▶ [Given information]

--*--

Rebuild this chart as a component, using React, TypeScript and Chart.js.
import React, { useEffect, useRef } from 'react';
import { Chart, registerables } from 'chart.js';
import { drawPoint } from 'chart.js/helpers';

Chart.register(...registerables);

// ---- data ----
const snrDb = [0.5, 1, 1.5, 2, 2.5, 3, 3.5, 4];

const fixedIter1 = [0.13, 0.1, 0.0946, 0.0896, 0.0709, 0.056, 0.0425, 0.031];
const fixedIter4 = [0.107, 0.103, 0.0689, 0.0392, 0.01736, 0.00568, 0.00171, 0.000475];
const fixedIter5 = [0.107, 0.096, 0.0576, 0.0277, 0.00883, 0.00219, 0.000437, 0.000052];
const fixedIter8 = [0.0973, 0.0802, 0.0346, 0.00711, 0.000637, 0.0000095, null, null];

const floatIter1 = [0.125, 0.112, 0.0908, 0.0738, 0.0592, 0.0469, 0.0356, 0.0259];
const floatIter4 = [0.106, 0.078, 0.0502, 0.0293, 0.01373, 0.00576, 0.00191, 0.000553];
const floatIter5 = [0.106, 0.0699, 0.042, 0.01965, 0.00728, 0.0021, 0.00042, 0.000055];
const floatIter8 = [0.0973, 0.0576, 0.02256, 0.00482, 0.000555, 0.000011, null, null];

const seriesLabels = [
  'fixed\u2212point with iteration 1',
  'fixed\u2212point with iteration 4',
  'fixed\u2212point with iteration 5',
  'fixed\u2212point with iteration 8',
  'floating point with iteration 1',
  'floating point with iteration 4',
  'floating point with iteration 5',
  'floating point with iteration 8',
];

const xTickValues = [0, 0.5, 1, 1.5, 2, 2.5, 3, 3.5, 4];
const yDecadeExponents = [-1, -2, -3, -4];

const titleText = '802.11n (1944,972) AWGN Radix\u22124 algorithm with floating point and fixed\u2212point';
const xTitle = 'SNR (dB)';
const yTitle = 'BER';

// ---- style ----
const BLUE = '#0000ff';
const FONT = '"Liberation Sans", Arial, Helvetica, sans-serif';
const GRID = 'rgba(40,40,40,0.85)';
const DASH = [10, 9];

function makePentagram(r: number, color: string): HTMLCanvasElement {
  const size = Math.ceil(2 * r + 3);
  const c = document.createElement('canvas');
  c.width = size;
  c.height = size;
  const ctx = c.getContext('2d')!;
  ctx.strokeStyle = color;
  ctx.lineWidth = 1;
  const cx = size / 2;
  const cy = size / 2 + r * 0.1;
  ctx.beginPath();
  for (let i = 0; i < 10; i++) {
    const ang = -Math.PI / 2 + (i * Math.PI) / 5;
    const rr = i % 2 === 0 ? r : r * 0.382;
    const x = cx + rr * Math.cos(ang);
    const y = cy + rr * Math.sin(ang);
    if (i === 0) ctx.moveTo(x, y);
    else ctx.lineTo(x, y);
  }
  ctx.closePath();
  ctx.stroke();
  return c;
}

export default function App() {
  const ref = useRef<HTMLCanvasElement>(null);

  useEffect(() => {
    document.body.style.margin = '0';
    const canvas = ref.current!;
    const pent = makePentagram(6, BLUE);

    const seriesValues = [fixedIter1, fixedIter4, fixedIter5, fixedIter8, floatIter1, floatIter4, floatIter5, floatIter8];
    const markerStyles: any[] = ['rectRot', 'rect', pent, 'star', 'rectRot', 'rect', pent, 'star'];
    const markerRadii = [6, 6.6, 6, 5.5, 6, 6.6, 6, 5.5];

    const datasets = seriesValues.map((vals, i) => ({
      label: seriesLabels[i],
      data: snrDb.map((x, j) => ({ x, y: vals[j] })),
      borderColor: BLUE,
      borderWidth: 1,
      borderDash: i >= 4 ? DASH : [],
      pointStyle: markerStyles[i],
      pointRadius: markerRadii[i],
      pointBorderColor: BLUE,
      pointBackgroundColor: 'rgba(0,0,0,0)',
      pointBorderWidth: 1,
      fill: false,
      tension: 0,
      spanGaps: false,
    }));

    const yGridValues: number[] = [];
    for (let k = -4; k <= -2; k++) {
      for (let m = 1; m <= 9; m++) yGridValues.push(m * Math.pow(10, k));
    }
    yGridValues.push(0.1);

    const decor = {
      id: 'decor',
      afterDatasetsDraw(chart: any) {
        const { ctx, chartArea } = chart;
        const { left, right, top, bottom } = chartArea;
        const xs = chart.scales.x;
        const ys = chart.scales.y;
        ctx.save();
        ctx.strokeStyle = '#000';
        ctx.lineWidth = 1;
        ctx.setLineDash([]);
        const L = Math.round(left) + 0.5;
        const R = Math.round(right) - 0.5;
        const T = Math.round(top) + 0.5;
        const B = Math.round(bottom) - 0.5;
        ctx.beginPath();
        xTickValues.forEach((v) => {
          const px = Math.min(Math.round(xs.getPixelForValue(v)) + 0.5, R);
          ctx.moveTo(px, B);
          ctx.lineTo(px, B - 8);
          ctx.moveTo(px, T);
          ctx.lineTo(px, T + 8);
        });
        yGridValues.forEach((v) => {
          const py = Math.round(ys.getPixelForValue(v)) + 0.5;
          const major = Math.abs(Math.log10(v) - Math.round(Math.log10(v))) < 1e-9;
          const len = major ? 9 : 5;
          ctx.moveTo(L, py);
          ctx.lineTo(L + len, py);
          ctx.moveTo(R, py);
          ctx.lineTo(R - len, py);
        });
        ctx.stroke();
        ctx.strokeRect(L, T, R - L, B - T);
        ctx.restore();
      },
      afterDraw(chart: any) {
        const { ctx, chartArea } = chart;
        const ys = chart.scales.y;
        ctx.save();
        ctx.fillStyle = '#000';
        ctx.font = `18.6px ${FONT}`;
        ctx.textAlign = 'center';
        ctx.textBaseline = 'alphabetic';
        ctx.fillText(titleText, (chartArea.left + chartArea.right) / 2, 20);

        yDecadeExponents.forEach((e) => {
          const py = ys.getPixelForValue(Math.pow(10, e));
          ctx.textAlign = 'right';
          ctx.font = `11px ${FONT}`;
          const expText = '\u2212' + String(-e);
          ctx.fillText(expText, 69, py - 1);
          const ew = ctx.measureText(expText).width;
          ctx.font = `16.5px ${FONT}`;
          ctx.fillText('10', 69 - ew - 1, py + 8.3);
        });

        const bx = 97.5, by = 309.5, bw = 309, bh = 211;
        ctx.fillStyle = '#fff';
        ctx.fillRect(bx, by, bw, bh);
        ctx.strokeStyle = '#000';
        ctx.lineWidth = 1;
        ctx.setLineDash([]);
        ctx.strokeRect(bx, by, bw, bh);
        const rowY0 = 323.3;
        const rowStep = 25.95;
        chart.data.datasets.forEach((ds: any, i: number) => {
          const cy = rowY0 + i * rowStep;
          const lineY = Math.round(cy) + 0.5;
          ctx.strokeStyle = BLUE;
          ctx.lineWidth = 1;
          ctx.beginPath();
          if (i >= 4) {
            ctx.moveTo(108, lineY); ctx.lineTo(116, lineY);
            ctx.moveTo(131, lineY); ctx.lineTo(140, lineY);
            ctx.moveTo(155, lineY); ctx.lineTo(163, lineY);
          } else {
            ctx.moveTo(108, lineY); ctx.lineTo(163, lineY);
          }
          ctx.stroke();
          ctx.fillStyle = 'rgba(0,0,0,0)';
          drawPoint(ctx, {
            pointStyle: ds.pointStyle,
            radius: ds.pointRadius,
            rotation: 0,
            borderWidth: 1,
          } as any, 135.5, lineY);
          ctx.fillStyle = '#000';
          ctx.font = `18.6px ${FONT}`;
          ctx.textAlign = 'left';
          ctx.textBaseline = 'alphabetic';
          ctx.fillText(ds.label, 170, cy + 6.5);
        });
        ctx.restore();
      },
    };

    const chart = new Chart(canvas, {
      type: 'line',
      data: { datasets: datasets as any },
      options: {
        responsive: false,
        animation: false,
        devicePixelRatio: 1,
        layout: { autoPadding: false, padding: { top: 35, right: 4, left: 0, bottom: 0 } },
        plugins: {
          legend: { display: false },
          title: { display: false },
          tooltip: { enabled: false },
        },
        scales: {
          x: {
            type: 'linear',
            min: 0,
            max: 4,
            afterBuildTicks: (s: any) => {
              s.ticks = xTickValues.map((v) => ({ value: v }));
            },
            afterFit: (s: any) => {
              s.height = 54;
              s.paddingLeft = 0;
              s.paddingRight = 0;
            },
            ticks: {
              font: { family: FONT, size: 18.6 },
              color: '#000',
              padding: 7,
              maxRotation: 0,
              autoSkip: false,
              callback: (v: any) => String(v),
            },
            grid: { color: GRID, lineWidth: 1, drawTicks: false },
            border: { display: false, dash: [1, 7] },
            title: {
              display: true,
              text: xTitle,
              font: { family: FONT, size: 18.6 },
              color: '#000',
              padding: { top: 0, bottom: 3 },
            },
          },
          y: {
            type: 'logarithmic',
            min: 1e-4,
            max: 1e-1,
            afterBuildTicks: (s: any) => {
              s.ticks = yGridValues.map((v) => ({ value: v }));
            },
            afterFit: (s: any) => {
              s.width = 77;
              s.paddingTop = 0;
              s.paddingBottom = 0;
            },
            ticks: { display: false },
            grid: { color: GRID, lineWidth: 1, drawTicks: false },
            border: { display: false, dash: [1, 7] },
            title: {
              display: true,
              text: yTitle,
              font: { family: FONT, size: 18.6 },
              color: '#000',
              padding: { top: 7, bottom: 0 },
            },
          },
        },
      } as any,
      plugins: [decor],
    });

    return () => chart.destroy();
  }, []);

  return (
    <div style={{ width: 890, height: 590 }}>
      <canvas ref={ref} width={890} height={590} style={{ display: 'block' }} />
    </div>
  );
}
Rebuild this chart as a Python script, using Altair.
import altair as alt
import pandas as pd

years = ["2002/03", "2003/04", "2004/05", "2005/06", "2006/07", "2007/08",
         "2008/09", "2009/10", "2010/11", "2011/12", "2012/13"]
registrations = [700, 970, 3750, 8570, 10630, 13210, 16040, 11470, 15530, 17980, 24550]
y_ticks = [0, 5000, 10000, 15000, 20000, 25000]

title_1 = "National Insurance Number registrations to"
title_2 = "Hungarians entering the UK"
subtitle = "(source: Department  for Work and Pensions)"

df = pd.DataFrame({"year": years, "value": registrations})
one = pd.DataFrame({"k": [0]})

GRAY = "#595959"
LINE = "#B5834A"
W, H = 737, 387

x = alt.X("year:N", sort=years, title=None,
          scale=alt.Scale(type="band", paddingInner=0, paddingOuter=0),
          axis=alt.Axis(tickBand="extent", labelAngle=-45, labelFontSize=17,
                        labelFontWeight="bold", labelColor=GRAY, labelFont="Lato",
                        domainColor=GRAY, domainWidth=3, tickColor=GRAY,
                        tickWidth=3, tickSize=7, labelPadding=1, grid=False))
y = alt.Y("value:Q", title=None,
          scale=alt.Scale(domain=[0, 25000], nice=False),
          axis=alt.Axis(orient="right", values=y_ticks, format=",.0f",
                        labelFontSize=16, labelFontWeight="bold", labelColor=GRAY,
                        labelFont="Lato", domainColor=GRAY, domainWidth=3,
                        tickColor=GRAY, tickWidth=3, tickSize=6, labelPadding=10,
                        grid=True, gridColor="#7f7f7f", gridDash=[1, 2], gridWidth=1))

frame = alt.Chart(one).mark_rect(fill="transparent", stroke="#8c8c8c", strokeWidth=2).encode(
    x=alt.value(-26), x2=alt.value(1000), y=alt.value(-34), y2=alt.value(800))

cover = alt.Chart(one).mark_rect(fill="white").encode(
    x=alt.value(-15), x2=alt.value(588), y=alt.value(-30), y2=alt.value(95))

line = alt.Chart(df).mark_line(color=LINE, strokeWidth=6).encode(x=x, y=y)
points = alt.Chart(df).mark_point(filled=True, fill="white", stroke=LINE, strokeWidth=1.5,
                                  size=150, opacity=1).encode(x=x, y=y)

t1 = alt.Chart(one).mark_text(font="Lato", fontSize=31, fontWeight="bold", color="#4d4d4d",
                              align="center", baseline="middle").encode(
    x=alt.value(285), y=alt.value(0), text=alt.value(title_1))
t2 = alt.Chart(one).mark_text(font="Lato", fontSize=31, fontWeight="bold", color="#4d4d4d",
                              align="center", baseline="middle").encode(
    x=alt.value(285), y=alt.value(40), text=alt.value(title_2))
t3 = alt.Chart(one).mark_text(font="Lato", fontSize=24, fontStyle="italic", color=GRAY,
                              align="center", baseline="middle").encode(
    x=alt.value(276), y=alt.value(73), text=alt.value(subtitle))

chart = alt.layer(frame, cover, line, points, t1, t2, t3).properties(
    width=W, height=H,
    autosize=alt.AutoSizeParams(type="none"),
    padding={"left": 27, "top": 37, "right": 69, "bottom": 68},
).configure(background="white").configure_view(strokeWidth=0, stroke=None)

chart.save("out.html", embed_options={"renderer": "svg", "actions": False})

--*--

▶ [Exercise prompt] Only the lines from the one with "Rebuild this chart as a Python" up to the one with "W, H = 737, 387" should be repeated, both included, exactly as they appear.

▶ [Response to this exercise]
Rebuild this chart as a Python script, using Altair.
import altair as alt
import pandas as pd

years = ["2002/03", "2003/04", "2004/05", "2005/06", "2006/07", "2007/08",
         "2008/09", "2009/10", "2010/11", "2011/12", "2012/13"]
registrations = [700, 970, 3750, 8570, 10630, 13210, 16040, 11470, 15530, 17980, 24550]
y_ticks = [0, 5000, 10000, 15000, 20000, 25000]

title_1 = "National Insurance Number registrations to"
title_2 = "Hungarians entering the UK"
subtitle = "(source: Department  for Work and Pensions)"

df = pd.DataFrame({"year": years, "value": registrations})
one = pd.DataFrame({"k": [0]})

GRAY = "#595959"
LINE = "#B5834A"
W, H = 737, 387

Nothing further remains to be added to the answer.